I am sure that there are many people who would assume that Brian Chippendale flying solo would be an excuse to change tack and forgo the molten noise-fuck bludgeoning that has made Lightning Bolt so popular among the more masochistic ATP-goers. It’s almost as if one expects a bit of restraint when hitting play on All My Relations, an expectation of quietude. Will Chippendale show some restraint now that Brian Gibson is absent? Will he fuck! ‘Marauder’ barks and bellows its way out of the speakers in a hurricane of tom-belting and cymbal fuckery, and All My Relations doesn’t let up from there on in. If you’re hoping for subtlety and intricacy, you’ve come to the wrong place. The only counterpoint to the stream of crashing cymbals and pounded skins is a crude oscillator that Chippendale apparently activates directly from his kit and which serves to mimic Gibson’s shuddering bass lines in Lightning Bolt, only with less control over where they fly. This is noise rock at its most animalistic: punkish rhythms allied to untamed sweeps and swoops of brutal electro-racket.
And yet, and yet… Somehow, despite giving himself little room to manoeuvre, Chippendale manages to showcase a certain knack for songwriting on All My Relations. ‘Fly on the Wall’, for example, may be based on a steamrolling, minimal (albeit played at maximum volume) beat that swamps the speakers, but scratch at the surface and hidden layers of an almost pop-like sensitivity reveal themselves, even as the oscillator chugs up and down like a rogue lawnmower. ‘1,000 Years’ is perhaps the album’s most restrained track (that’s not saying much) with a loping back beat and jaunty cymbals over a slippery bass oscillator see-saw. It may be brutalist, but snaking its way through the rumpus is a melodic hook not unlike the sort of surf-punk catchiness of The Ramones or the Californian hardcore bands. At one point on the seven-minute romp that is ‘Word on the Street’, Chippendale stops his drumming altogether to ululate like a reindeer looking for a mate. He may be singing with a microphone jammed in his mouth, but there’s something of the snotty teenage punk-rocker about Brian Chippendale.
At other times, it’s nice to just sit back and take in the noise, as you would with Lightning Bolt.

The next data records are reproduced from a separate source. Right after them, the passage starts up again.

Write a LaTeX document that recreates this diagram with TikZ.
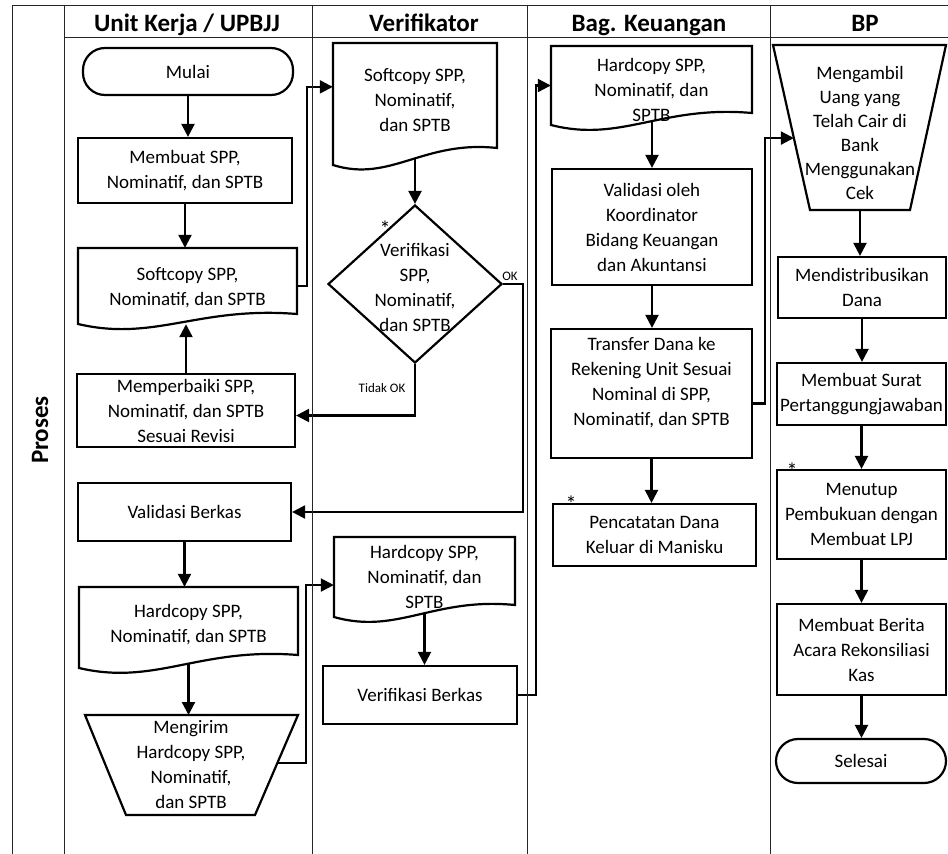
\documentclass[tikz,border=0pt]{standalone}
\usepackage{fontspec}
\setmainfont{Carlito}
\usetikzlibrary{arrows.meta,calc,shapes.geometric}
\pgfdeclarelayer{bg}
\pgfsetlayers{bg,main}
\newcommand\bodyfont{\fontsize{19}{25}\selectfont}
\newcommand\headfont{\fontsize{25}{30}\selectfont\bfseries}
\newcommand\smallfont{\fontsize{13}{15}\selectfont}
\newcommand\starfont{\fontsize{22}{22}\selectfont}
\tikzset{
  lane/.style={line width=0.9pt, draw=black!85},
  shapeline/.style={draw=black, line width=2.2pt, fill=white},
  box/.style={shapeline, rectangle, align=center, inner sep=0pt, font=\bodyfont},
  txt/.style={align=center, inner sep=0pt, font=\bodyfont},
  term/.style={box, rounded corners=22pt},
  arr/.style={line width=2.2pt, -{Triangle[length=13pt,width=13pt]}},
  head/.style={font=\headfont, inner sep=0pt, anchor=base},
  small/.style={font=\smallfont, inner sep=0pt},
  star/.style={font=\starfont, inner sep=0pt, anchor=base},
}
% name, L, T, R, yL (left bottom), yR (right bottom), text y, text
\newcommand\docshape[8]{%
  \path[shapeline] (#2,#3) -- (#4,#3) -- (#4,#6)
     .. controls ({#2+0.55*(#4-#2)},{#6-8}) and ({#2+0.35*(#4-#2)},{#5+18}) .. (#2,#5) -- cycle;
  \node[txt, minimum width={(#4-#2)*1pt}, minimum height={(#5-#3)*1pt}] (#1) at ({(#2+#4)/2},{(#3+#5)/2}) {};
  \node[txt] (#1-t) at ({(#2+#4)/2},#7) {#8};
}
\begin{document}
\begin{tikzpicture}[x=1pt,y=-1pt]
\useasboundingbox (0,0) rectangle (948,854);
% swimlanes
\draw[lane] (12,5) -- (948,5);
\draw[lane] (64,37) -- (948,37);
\foreach \xx in {12,64,312,527,770} \draw[lane] (\xx,5) -- (\xx,854);
\node[head] (h1) at (187,31) {Unit Kerja / UPBJJ};
\node[head] (h2) at (424,31) {Verifikator};
\node[head] (h3) at (649,31) {Bag. Keuangan};
\node[head] (h4) at (865,31) {BP};
\node[font=\headfont, inner sep=0pt, rotate=90] (h0) at (40,430) {Proses};

% Unit Kerja / UPBJJ
\node[term, minimum width=210pt, minimum height=47pt] (mulai) at (188,71.5) {Mulai};
\node[box, minimum width=214pt, minimum height=65pt] (membuat) at (185,170.5) {Membuat SPP,\\Nominatif, dan SPTB};
\docshape{softU}{78}{248}{297}{324}{314}{288}{Softcopy SPP,\\Nominatif, dan SPTB}
\node[box, minimum width=218pt, minimum height=73pt] (perbaiki) at (186,410.5) {Memperbaiki SPP,\\Nominatif, dan SPTB\\Sesuai Revisi};
\node[box, minimum width=213pt, minimum height=58pt] (valid) at (184.5,512) {Validasi Berkas};
\docshape{hardU}{79}{587}{298}{668}{655}{625}{Hardcopy SPP,\\Nominatif, dan SPTB}
\coordinate (k-tl) at (85,715);
\coordinate (k-tr) at (298,715);
\coordinate (k-br) at (255,815);
\coordinate (k-bl) at (126,815);
\path[shapeline] (k-tl) -- (k-tr) -- (k-br) -- (k-bl) -- cycle;
\node[txt] (kirim) at (191,765) {Mengirim\\Hardcopy SPP,\\Nominatif,\\dan SPTB};
\coordinate (kout) at ($(k-tr)!0.48!(k-br)$);

% Verifikator
\docshape{softV}{333}{43}{497}{165}{148}{100}{Softcopy SPP,\\Nominatif,\\dan SPTB}
\node[shapeline, diamond, minimum width=174pt, minimum height=158pt, inner sep=0pt] (dia) at (415,284) {};
\node[txt] (dia-t) at (415,287) {Verifikasi\\SPP,\\Nominatif,\\dan SPTB};
\docshape{hardV}{334}{537}{515}{617}{605}{577}{Hardcopy SPP,\\Nominatif, dan\\SPTB}
\node[box, minimum width=194pt, minimum height=58pt] (verb) at (420,695) {Verifikasi Berkas};

% Bag. Keuangan
\docshape{hardB}{551}{46}{752}{125}{113}{90}{Hardcopy SPP,\\Nominatif, dan\\SPTB}
\node[box, minimum width=200pt, minimum height=116pt] (valk) at (652,227) {Validasi oleh\\Koordinator\\Bidang Keuangan\\dan Akuntansi};
\node[box, minimum width=201pt, minimum height=129pt] (transfer) at (651.5,393.5) {};
\node[txt] (transfer-t) at (651.5,383) {Transfer Dana ke\\Rekening Unit Sesuai\\Nominal di SPP,\\Nominatif, dan SPTB};
\node[box, minimum width=203pt, minimum height=62pt] (catat) at (654.5,535) {Pencatatan Dana\\Keluar di Manisku};

% BP
\coordinate (bp-tl) at (773,45);
\coordinate (bp-tr) at (946,45);
\coordinate (bp-br) at (910,210);
\coordinate (bp-bl) at (810,210);
\path[shapeline] (bp-tl) -- (bp-tr) -- (bp-br) -- (bp-bl) -- cycle;
\node[txt, font=\fontsize{19}{24}\selectfont] (bp) at (860,133) {Mengambil\\Uang yang\\Telah Cair di\\Bank\\Menggunakan\\Cek};
\coordinate (bpin) at ($(bp-tl)!0.564!(bp-bl)$);
\node[box, minimum width=168pt, minimum height=61pt] (dist) at (862,287.5) {Mendistribusikan\\Dana};
\node[box, minimum width=169pt, minimum height=62pt] (surat) at (861.5,394) {Membuat Surat\\Pertanggungjawaban};
\node[box, minimum width=169pt, minimum height=89pt] (tutup) at (861.5,514.5) {Menutup\\Pembukuan dengan\\Membuat LPJ};
\node[box, minimum width=169pt, minimum height=91pt] (berita) at (861.5,649.5) {Membuat Berita\\Acara Rekonsiliasi\\Kas};
\node[term, minimum width=170pt, minimum height=44pt] (selesai) at (861,761) {Selesai};

% labels
\node[small] (lblok) at (510,276) {OK};
\node[small] (lbltdk) at (382,388) {Tidak OK};
\node[star] (st1) at (385,236) {*};
\node[star] (st2) at (571,511) {*};
\node[star] (st3) at (792,478) {*};

% connectors
\begin{pgfonlayer}{bg}
\draw[arr] (mulai.south) -- (mulai.south |- membuat.north);
\draw[arr] (membuat.south) -- (membuat.south |- softU.north);
\draw[arr] (softU.east) -- ++(10,0) |- ($(softV.north west)!0.36!(softV.south west)$);
\draw[arr] (softV.center) -- (softV.center |- dia.north);
\draw[arr] (dia.south) |- ([yshift=-5pt]perbaiki.east);
\draw[arr] (perbaiki.north) -- (perbaiki.north |- softU.south);
\draw[arr] (dia.east) -- ++(20,0) |- (valid.east);
\draw[arr] (valid.south) -- (valid.south |- hardU.north);
\draw[arr] (hardU.center) -- (hardU.center |- k-tl);
\draw[arr] (kout) -- ++(29,0) |- ($(hardV.north west)!0.6!(hardV.south west)$);
\draw[arr] (hardV.center) -- (hardV.center |- verb.north);
\draw[arr] (verb.east) -- ++(18,0) |- (hardB.west);
\draw[arr] (hardB.center -| valk.north) -- (valk.north);
\draw[arr] (valk.south) -- (valk.south |- transfer.north);
\draw[arr] ([yshift=-10pt]transfer.east) -- ++(12,0) |- (bpin);
\draw[arr] (transfer.south) -- (transfer.south |- catat.north);
\draw[arr] (bp.center) -- (bp.center |- dist.north);
\draw[arr] (dist.south) -- (dist.south |- surat.north);
\draw[arr] (surat.south) -- (surat.south |- tutup.north);
\draw[arr] (tutup.south) -- (tutup.south |- berita.north);
\draw[arr] (berita.south) -- (berita.south |- selesai.north);
\end{pgfonlayer}
\end{tikzpicture}
\end{document}
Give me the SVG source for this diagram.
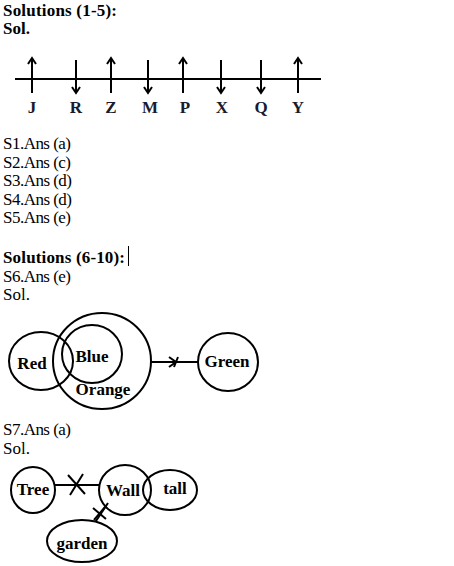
<svg xmlns="http://www.w3.org/2000/svg" width="454" height="566" viewBox="0 0 454 566">
<style>
.t{font-family:"Liberation Serif","Times New Roman",serif;font-size:17px;fill:#000}
.h{font-family:"Liberation Serif","Times New Roman",serif;font-size:17px;font-weight:bold;fill:#000}
.l{font-family:"Liberation Serif","Times New Roman",serif;font-size:17px;font-weight:bold;fill:#000;text-anchor:middle}
.n{font-family:"Liberation Serif","Times New Roman",serif;font-size:17px;font-weight:bold;fill:#1a1a2e;text-anchor:middle}
.s{fill:none;stroke:#000;stroke-width:2}
.c{fill:#fff;stroke:#000;stroke-width:2}
</style>
<rect width="454" height="566" fill="#fff"/>
<g id="text1">
<text class="h" x="3" y="16" textLength="114">Solutions (1-5):</text>
<text class="h" x="3" y="34">Sol.</text>
</g>
<g id="numberline">
<line class="s" x1="15" y1="79" x2="321" y2="79"/>
<g class="s">
<path d="M32,93 V58 M28,64 L32,58 L36,64"/>
<path d="M76,60 V93 M72,87 L76,93 L80,87"/>
<path d="M111,93 V58 M107,64 L111,58 L115,64"/>
<path d="M148,60 V93 M144,87 L148,93 L152,87"/>
<path d="M183,93 V58 M179,64 L183,58 L187,64"/>
<path d="M221,60 V93 M217,87 L221,93 L225,87"/>
<path d="M261,60 V93 M257,87 L261,93 L265,87"/>
<path d="M298,93 V58 M294,64 L298,58 L302,64"/>
</g>
<text class="n" x="32" y="113">J</text>
<text class="n" x="76" y="113">R</text>
<text class="n" x="111" y="113">Z</text>
<text class="n" x="150" y="113">M</text>
<text class="n" x="185" y="113">P</text>
<text class="n" x="222" y="113">X</text>
<text class="n" x="261" y="113">Q</text>
<text class="n" x="298" y="113">Y</text>
</g>
<g id="text2">
<text class="t" x="3" y="149" textLength="68">S1.Ans (a)</text>
<text class="t" x="3" y="168" textLength="68">S2.Ans (c)</text>
<text class="t" x="3" y="186" textLength="69">S3.Ans (d)</text>
<text class="t" x="3" y="205" textLength="69">S4.Ans (d)</text>
<text class="t" x="3" y="223" textLength="68">S5.Ans (e)</text>
<text class="h" x="3" y="263" textLength="122">Solutions (6-10):</text>
<line x1="128.5" y1="246" x2="128.5" y2="266" stroke="#000" stroke-width="1"/>
<text class="t" x="3" y="282" textLength="68">S6.Ans (e)</text>
<text class="t" x="3" y="300">Sol.</text>
</g>
<g id="connectors">
<line class="s" x1="151" y1="362" x2="198" y2="362"/>
<path class="s" d="M169,357 L176,362 L169,367 M178,357 L174,367"/>
<line class="s" x1="55" y1="485" x2="100" y2="485"/>
<path class="s" d="M68,475 L85,494 M83,474 L70,495" stroke-width="2.5"/>
<line class="s" x1="108" y1="503" x2="94" y2="524"/>
<path class="s" d="M93,508 L106,519 M105,507 L94,520"/>
</g>
<g id="red">
<ellipse cx="41" cy="361" rx="32" ry="29" class="s"/>
<text class="l" x="32" y="369">Red</text>
</g>
<g id="orange">
<ellipse cx="102" cy="361" rx="49" ry="48" class="s"/>
<text class="l" x="103" y="395">Orange</text>
</g>
<g id="blue">
<ellipse cx="92" cy="354" rx="30" ry="29" class="s"/>
<text class="l" x="92" y="362">Blue</text>
</g>
<g id="green">
<ellipse cx="228" cy="362" rx="30" ry="29" class="c"/>
<text class="l" x="227" y="367">Green</text>
</g>
<g id="text3">
<text class="t" x="3" y="435" textLength="68">S7.Ans (a)</text>
<text class="t" x="3" y="454">Sol.</text>
</g>
<g id="tree">
<ellipse cx="33" cy="490" rx="22" ry="23" class="c"/>
<text class="l" x="33" y="495">Tree</text>
</g>
<g id="wall">
<ellipse cx="125" cy="490" rx="26" ry="25" class="s"/>
<text class="l" x="123" y="496">Wall</text>
</g>
<g id="tall">
<ellipse cx="170" cy="490" rx="27" ry="20" class="s"/>
<text class="l" x="175" y="494">tall</text>
</g>
<g id="garden">
<ellipse cx="82" cy="541" rx="35" ry="21" class="c"/>
<text class="l" x="82" y="549">garden</text>
</g>
</svg>
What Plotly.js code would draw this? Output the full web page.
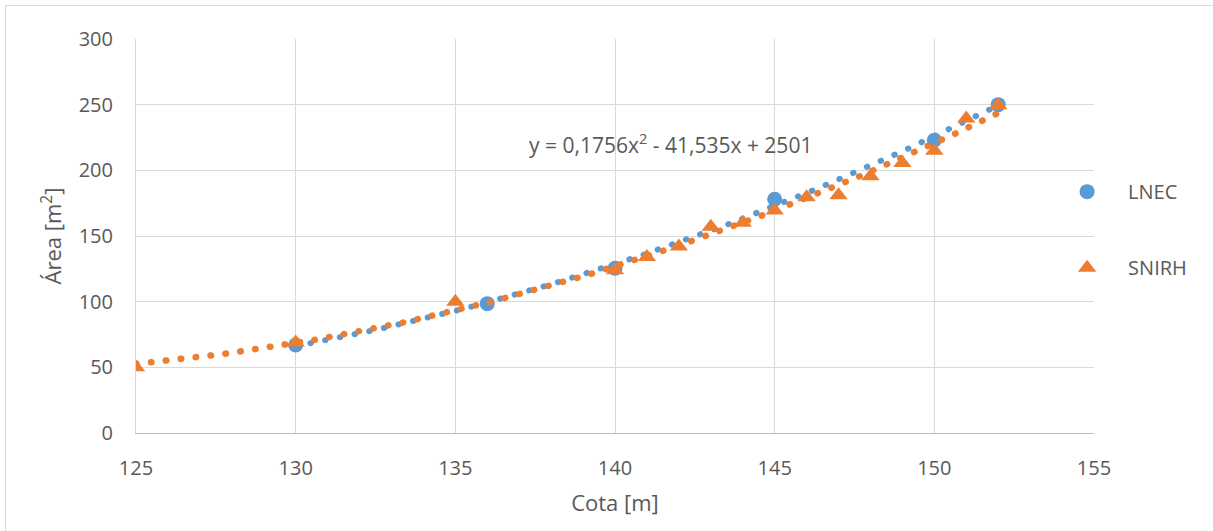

In fact, with his voice mixed well down to the point of being unintelligible and the oscillator mostly just aping an amped-up bass guitar (except most notably when Chippendale kicks it into high-pitched overdrive on ‘All Out Of Sorts’, another punk-thrash gurgler that descends into freeform mayhem), there isn’t much to differentiate All My Relations from any Lightning Bolt album. Which returns me to my initial thought, which is that this is a guy worth witnessing live, regardless of the incarnation. Brian Chippendale is a ball of energy, with some decent tunes lurking underneath his permanently-flexed abs. Live, this must be killer. On record, it’s certainly a jolt, and not just a pile of drum-driven aural overload, but something does get lost in the process.